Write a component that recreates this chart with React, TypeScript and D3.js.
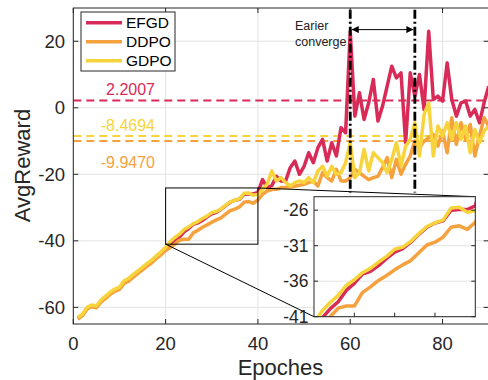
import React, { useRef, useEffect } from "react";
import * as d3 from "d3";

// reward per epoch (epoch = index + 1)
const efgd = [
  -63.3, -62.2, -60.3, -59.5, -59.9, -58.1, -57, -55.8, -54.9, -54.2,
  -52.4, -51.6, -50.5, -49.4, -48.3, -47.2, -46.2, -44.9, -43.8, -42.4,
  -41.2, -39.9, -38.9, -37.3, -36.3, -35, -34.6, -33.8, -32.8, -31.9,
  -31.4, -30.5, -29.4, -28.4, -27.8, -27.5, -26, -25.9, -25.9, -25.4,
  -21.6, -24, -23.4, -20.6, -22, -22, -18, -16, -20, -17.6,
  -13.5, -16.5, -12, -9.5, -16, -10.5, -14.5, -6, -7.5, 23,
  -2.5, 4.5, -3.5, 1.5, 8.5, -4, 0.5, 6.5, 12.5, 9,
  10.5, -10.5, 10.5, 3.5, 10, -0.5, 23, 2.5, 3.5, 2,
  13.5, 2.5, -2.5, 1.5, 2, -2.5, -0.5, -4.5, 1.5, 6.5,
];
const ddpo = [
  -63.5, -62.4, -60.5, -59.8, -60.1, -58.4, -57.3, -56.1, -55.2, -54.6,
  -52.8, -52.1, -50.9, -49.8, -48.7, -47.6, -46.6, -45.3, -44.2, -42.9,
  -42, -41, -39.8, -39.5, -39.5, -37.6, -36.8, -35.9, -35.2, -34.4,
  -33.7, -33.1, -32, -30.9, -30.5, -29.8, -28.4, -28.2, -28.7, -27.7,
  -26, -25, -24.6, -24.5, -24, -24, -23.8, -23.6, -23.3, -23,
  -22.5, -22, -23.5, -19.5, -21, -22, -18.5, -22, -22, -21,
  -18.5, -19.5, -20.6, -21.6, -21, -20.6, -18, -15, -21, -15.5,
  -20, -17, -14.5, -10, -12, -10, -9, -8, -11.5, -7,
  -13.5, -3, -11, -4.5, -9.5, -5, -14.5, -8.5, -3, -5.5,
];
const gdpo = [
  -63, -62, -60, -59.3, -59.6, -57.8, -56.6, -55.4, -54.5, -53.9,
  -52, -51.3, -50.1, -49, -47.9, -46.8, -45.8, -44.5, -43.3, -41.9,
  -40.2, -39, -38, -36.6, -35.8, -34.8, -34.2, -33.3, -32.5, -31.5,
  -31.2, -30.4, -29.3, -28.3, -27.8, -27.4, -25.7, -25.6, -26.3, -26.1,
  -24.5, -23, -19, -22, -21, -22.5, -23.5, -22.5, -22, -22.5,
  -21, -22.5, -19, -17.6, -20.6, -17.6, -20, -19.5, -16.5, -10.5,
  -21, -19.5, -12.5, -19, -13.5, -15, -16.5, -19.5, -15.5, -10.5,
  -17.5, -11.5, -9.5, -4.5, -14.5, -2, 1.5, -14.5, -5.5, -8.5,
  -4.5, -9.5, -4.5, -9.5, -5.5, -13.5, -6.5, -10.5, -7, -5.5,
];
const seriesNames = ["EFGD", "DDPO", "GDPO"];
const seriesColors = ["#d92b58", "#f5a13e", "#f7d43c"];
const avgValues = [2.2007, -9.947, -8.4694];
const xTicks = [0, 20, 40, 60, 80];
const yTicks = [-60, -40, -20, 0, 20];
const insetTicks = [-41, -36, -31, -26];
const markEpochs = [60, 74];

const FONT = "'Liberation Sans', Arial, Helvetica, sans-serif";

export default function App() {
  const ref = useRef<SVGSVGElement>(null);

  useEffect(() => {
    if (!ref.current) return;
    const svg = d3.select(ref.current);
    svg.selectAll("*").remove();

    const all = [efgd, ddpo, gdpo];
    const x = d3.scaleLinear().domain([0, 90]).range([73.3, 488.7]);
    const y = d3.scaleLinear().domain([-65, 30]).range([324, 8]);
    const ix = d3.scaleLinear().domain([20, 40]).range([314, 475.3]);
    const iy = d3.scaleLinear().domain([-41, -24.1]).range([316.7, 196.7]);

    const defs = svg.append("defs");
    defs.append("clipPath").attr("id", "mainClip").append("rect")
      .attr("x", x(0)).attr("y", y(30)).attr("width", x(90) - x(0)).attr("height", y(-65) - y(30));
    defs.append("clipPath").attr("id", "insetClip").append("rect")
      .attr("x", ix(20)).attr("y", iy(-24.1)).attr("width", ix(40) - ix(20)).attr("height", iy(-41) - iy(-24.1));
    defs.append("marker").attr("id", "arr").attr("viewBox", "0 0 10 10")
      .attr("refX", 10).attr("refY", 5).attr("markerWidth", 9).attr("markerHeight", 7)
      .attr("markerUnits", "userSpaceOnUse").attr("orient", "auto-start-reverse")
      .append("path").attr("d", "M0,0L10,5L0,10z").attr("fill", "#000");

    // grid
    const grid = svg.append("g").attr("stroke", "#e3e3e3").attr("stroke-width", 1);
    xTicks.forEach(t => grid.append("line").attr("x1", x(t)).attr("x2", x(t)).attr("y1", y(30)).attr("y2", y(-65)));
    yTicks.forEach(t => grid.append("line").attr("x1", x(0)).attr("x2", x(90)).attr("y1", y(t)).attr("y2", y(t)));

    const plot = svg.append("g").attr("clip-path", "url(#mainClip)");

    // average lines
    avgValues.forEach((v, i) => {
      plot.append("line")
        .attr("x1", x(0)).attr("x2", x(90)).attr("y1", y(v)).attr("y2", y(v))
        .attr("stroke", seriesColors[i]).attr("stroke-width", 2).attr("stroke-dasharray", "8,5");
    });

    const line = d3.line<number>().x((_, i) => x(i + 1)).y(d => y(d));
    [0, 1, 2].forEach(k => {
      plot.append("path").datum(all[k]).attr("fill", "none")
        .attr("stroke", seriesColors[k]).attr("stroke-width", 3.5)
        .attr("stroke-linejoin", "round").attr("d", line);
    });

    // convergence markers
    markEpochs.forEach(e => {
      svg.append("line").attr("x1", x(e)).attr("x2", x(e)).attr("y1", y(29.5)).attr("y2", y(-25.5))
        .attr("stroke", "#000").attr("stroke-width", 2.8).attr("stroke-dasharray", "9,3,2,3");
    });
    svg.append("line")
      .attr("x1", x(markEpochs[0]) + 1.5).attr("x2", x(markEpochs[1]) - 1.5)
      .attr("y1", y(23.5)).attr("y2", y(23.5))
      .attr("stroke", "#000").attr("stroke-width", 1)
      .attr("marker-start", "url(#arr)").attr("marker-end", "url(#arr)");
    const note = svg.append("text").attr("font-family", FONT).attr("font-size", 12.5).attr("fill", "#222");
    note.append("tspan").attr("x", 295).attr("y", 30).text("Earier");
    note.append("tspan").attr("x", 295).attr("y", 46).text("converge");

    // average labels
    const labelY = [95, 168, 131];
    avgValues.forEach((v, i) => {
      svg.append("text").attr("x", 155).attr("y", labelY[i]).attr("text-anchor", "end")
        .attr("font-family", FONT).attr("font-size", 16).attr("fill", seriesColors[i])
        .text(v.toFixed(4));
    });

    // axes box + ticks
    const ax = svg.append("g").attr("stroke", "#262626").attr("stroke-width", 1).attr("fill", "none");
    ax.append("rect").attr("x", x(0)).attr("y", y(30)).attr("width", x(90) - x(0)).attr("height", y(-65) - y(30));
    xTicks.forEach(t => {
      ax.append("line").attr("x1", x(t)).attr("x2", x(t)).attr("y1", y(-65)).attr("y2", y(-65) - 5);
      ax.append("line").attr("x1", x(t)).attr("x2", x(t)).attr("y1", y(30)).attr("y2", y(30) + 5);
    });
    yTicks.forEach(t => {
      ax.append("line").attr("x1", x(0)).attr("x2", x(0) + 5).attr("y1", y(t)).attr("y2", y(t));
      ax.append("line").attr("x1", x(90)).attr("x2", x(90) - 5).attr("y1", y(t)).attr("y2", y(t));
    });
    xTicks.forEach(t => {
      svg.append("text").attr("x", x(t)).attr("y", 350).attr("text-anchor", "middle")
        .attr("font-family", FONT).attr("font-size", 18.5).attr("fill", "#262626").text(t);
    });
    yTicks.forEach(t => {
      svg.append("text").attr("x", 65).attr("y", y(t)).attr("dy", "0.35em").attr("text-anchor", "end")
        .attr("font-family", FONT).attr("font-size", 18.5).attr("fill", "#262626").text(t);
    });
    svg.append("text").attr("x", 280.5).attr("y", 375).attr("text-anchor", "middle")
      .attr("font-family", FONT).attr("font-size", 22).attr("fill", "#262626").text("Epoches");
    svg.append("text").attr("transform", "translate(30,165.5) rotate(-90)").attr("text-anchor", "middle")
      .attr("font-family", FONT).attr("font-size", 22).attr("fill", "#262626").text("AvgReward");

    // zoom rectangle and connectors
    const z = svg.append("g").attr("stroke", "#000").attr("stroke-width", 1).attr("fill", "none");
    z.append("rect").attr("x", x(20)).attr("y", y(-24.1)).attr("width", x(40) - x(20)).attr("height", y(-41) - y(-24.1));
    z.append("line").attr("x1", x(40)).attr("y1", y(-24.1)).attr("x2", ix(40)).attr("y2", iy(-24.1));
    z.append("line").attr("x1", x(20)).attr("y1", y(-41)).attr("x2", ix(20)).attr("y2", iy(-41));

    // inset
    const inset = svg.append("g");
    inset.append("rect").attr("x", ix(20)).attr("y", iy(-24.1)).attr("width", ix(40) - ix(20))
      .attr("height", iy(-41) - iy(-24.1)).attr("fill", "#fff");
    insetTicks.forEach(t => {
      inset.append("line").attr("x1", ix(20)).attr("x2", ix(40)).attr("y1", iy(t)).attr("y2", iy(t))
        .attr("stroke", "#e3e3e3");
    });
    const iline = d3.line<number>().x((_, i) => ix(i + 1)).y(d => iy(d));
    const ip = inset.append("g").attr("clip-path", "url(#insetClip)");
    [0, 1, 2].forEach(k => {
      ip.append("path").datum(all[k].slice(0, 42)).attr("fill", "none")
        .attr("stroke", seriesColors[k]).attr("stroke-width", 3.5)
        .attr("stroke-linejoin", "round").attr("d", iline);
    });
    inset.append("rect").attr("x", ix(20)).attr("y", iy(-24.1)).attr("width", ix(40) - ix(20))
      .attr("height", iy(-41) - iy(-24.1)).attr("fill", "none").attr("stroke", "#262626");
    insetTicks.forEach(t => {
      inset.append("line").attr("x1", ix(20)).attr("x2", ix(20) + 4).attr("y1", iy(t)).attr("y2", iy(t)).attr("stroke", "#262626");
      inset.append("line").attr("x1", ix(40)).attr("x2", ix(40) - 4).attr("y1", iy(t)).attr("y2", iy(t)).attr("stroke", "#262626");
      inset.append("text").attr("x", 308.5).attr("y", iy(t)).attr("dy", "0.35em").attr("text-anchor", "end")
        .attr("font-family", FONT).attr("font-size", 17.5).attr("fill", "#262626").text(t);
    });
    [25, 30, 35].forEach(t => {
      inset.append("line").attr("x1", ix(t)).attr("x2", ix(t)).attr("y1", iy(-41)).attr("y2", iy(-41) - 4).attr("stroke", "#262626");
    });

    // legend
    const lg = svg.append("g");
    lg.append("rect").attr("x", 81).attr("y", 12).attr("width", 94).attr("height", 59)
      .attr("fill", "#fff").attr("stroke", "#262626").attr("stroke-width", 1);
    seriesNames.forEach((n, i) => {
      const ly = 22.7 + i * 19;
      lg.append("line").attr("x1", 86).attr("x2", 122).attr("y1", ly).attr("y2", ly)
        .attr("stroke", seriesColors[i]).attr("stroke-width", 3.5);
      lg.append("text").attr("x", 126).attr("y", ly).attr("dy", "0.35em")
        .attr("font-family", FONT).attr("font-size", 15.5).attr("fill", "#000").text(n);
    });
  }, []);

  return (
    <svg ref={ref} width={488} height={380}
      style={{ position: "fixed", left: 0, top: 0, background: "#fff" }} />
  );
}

---

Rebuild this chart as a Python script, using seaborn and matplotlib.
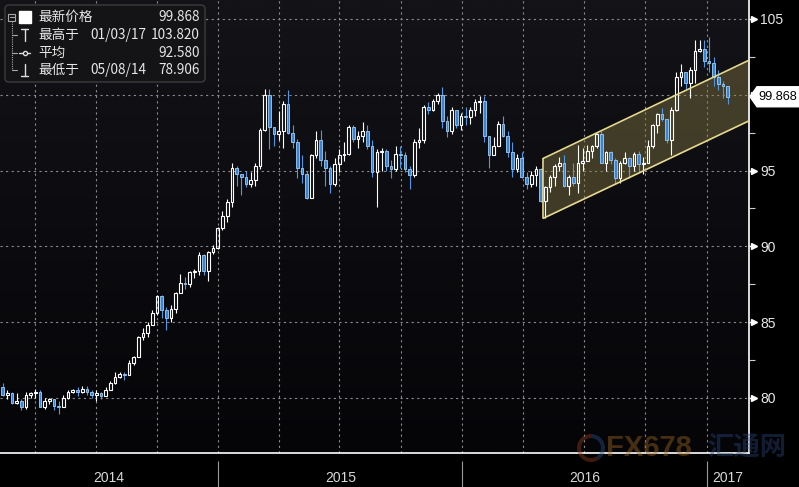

---

**YOUR INSTRUCTIONS**
From the listing above, repeat only the lines between the line containing "Write a component" and the line containing "import * as", those two included. Pictures are not part of the copy.

**SOLVED PROBLEM**
Write a component that recreates this chart with React, TypeScript and D3.js.
import React, { useRef, useEffect } from "react";
import * as d3 from "d3";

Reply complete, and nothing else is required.